— start —

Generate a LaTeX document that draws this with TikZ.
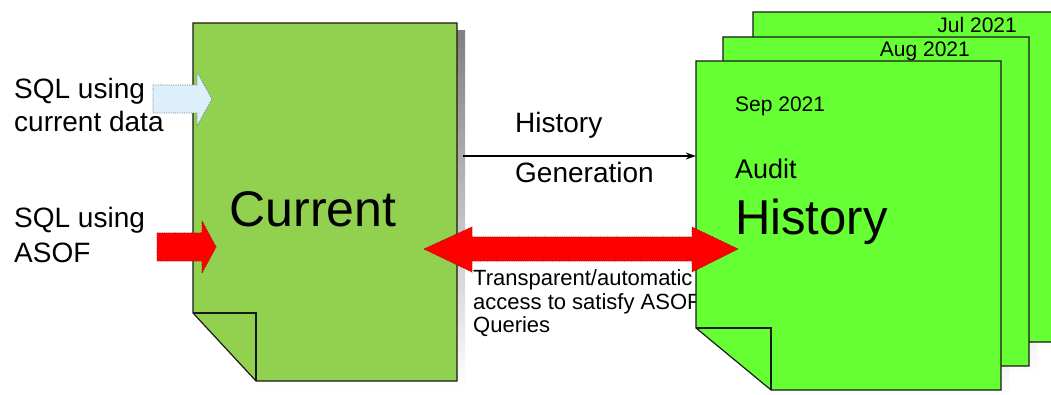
\documentclass[tikz,border=0pt]{standalone}
\usepackage{fontspec}
\setmainfont{Liberation Sans}
\usetikzlibrary{arrows.meta,fit}

\definecolor{curgreen}{HTML}{92D050}
\definecolor{histgreen}{HTML}{66FF33}
\definecolor{shade}{HTML}{808080}
\definecolor{iceblue}{HTML}{DDEFFA}
\definecolor{iceedge}{HTML}{5F7F90}
\definecolor{asofred}{HTML}{FF0000}
\definecolor{asofedge}{HTML}{B00000}

\tikzset{
  sheet/.style={draw=black!90, line width=1.2pt, line join=miter},
  lbl/.style={inner sep=0pt, anchor=base west},
  lble/.style={inner sep=0pt, anchor=base east},
  area/.style={inner sep=0pt, draw=none},
  blockarrow/.style={line width=0.8pt, densely dotted},
}

% shadow of a sheet: left, top, right, bottom, fold dx
\newcommand\sheetshadow[5]{%
  \fill[shade] (#1+#5,#2+8) rectangle (#3+8,#4+8);}
% sheet with folded lower-left corner: left, top, right, bottom, fold dx, fold dy, fill
\newcommand\docsheet[7]{%
  \draw[sheet, fill=#7] (#1,#2) -- (#3,#2) -- (#3,#4) -- (#1+#5,#4) -- (#1,#4-#6) -- cycle;
  \draw[sheet] (#1,#4-#6) -- (#1+#5,#4-#6) -- (#1+#5,#4);}

\begin{document}
\begin{tikzpicture}[x=1pt, y=-1pt]
  \useasboundingbox (0,0) rectangle (1051,395);
  \clip (0,0) rectangle (1051,395);

  % ---- current data sheet ----
  \sheetshadow{193}{23}{457}{381}{63}
  \docsheet{193}{23}{457}{381}{63}{68}{curgreen}
  \node[area, fit={(193,23) (457,381)}] (current) {};
  \node[inner sep=0pt, anchor=base] at (313,227) {\fontsize{50}{50}\selectfont Current};

  % ---- queries entering the current sheet ----
  \node[lbl] at (14,99)  {\fontsize{28}{28}\selectfont SQL using};
  \node[lbl] at (14,132) {\fontsize{28}{28}\selectfont current data};
  \node[lbl] at (14,228) {\fontsize{28}{28}\selectfont SQL using};
  \node[lbl] at (14,262) {\fontsize{28}{28}\selectfont ASOF};

  \draw[blockarrow, draw=iceedge, fill=iceblue]
    (153,85) -- (197,85) -- (197,72) -- (212,99) -- (197,126) -- (197,113) -- (153,113) -- cycle;
  \draw[blockarrow, draw=asofedge, fill=asofred]
    (157,233) -- (202,233) -- (202,221) -- (216,247) -- (202,273) -- (202,261) -- (157,261) -- cycle;

  % ---- labels between the sheets ----
  \node[lbl] at (515,133) {\fontsize{28}{28}\selectfont History};
  \node[lbl] at (515,183) {\fontsize{28}{28}\selectfont Generation};
  \node[lbl] at (473,285) {\fontsize{22}{22}\selectfont Transparent/automatic};
  \node[lbl] at (473,309) {\fontsize{22}{22}\selectfont access to satisfy ASOF};
  \node[lbl] at (473,332) {\fontsize{22}{22}\selectfont Queries};

  % ---- stack of history sheets ----
  \sheetshadow{753}{12}{1065}{342}{75}
  \sheetshadow{723}{37}{1029}{366}{75}
  \sheetshadow{696}{61}{1001}{390}{75}
  \docsheet{753}{12}{1065}{342}{75}{62}{histgreen}
  \node[lble] at (1017,33) {\fontsize{21}{21}\selectfont Jul 2021};
  \docsheet{723}{37}{1029}{366}{75}{62}{histgreen}
  \node[lble] at (970,57) {\fontsize{21}{21}\selectfont Aug 2021};
  \docsheet{696}{61}{1001}{390}{75}{62}{histgreen}
  \node[area, fit={(696,61) (1001,390)}] (history) {};
  \node[lbl] at (735,112) {\fontsize{21}{21}\selectfont Sep 2021};
  \node[lbl] at (735,179) {\fontsize{27}{27}\selectfont Audit};
  \node[lbl] at (735,235) {\fontsize{49}{49}\selectfont History};

  % ---- history generation connector ----
  \coordinate (hgstart) at (463,156);
  \draw[line width=1.1pt, -{Stealth[length=10pt, width=7pt]}] (hgstart) -- (history.west |- hgstart);

  % ---- two-way ASOF access arrow ----
  \draw[blockarrow, draw=asofedge, fill=asofred]
    (424,249) -- (472,227) -- (472,237) -- (692,237) -- (692,227) -- (738,249)
    -- (692,272) -- (692,261) -- (472,261) -- (472,272) -- cycle;
\end{tikzpicture}
\end{document}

— end —

• _Given request_
Leave out the pictures and give the listing above again exactly.

• _Finished exercise_
Generate a LaTeX document that draws this with TikZ.
\documentclass[tikz,border=0pt]{standalone}
\usepackage{fontspec}
\setmainfont{Liberation Sans}
\usetikzlibrary{arrows.meta,fit}

\definecolor{curgreen}{HTML}{92D050}
\definecolor{histgreen}{HTML}{66FF33}
\definecolor{shade}{HTML}{808080}
\definecolor{iceblue}{HTML}{DDEFFA}
\definecolor{iceedge}{HTML}{5F7F90}
\definecolor{asofred}{HTML}{FF0000}
\definecolor{asofedge}{HTML}{B00000}

\tikzset{
  sheet/.style={draw=black!90, line width=1.2pt, line join=miter},
  lbl/.style={inner sep=0pt, anchor=base west},
  lble/.style={inner sep=0pt, anchor=base east},
  area/.style={inner sep=0pt, draw=none},
  blockarrow/.style={line width=0.8pt, densely dotted},
}

% shadow of a sheet: left, top, right, bottom, fold dx
\newcommand\sheetshadow[5]{%
  \fill[shade] (#1+#5,#2+8) rectangle (#3+8,#4+8);}
% sheet with folded lower-left corner: left, top, right, bottom, fold dx, fold dy, fill
\newcommand\docsheet[7]{%
  \draw[sheet, fill=#7] (#1,#2) -- (#3,#2) -- (#3,#4) -- (#1+#5,#4) -- (#1,#4-#6) -- cycle;
  \draw[sheet] (#1,#4-#6) -- (#1+#5,#4-#6) -- (#1+#5,#4);}

\begin{document}
\begin{tikzpicture}[x=1pt, y=-1pt]
  \useasboundingbox (0,0) rectangle (1051,395);
  \clip (0,0) rectangle (1051,395);

  % ---- current data sheet ----
  \sheetshadow{193}{23}{457}{381}{63}
  \docsheet{193}{23}{457}{381}{63}{68}{curgreen}
  \node[area, fit={(193,23) (457,381)}] (current) {};
  \node[inner sep=0pt, anchor=base] at (313,227) {\fontsize{50}{50}\selectfont Current};

  % ---- queries entering the current sheet ----
  \node[lbl] at (14,99)  {\fontsize{28}{28}\selectfont SQL using};
  \node[lbl] at (14,132) {\fontsize{28}{28}\selectfont current data};
  \node[lbl] at (14,228) {\fontsize{28}{28}\selectfont SQL using};
  \node[lbl] at (14,262) {\fontsize{28}{28}\selectfont ASOF};

  \draw[blockarrow, draw=iceedge, fill=iceblue]
    (153,85) -- (197,85) -- (197,72) -- (212,99) -- (197,126) -- (197,113) -- (153,113) -- cycle;
  \draw[blockarrow, draw=asofedge, fill=asofred]
    (157,233) -- (202,233) -- (202,221) -- (216,247) -- (202,273) -- (202,261) -- (157,261) -- cycle;

  % ---- labels between the sheets ----
  \node[lbl] at (515,133) {\fontsize{28}{28}\selectfont History};
  \node[lbl] at (515,183) {\fontsize{28}{28}\selectfont Generation};
  \node[lbl] at (473,285) {\fontsize{22}{22}\selectfont Transparent/automatic};
  \node[lbl] at (473,309) {\fontsize{22}{22}\selectfont access to satisfy ASOF};
  \node[lbl] at (473,332) {\fontsize{22}{22}\selectfont Queries};

  % ---- stack of history sheets ----
  \sheetshadow{753}{12}{1065}{342}{75}
  \sheetshadow{723}{37}{1029}{366}{75}
  \sheetshadow{696}{61}{1001}{390}{75}
  \docsheet{753}{12}{1065}{342}{75}{62}{histgreen}
  \node[lble] at (1017,33) {\fontsize{21}{21}\selectfont Jul 2021};
  \docsheet{723}{37}{1029}{366}{75}{62}{histgreen}
  \node[lble] at (970,57) {\fontsize{21}{21}\selectfont Aug 2021};
  \docsheet{696}{61}{1001}{390}{75}{62}{histgreen}
  \node[area, fit={(696,61) (1001,390)}] (history) {};
  \node[lbl] at (735,112) {\fontsize{21}{21}\selectfont Sep 2021};
  \node[lbl] at (735,179) {\fontsize{27}{27}\selectfont Audit};
  \node[lbl] at (735,235) {\fontsize{49}{49}\selectfont History};

  % ---- history generation connector ----
  \coordinate (hgstart) at (463,156);
  \draw[line width=1.1pt, -{Stealth[length=10pt, width=7pt]}] (hgstart) -- (history.west |- hgstart);

  % ---- two-way ASOF access arrow ----
  \draw[blockarrow, draw=asofedge, fill=asofred]
    (424,249) -- (472,227) -- (472,237) -- (692,237) -- (692,227) -- (738,249)
    -- (692,272) -- (692,261) -- (472,261) -- (472,272) -- cycle;
\end{tikzpicture}
\end{document}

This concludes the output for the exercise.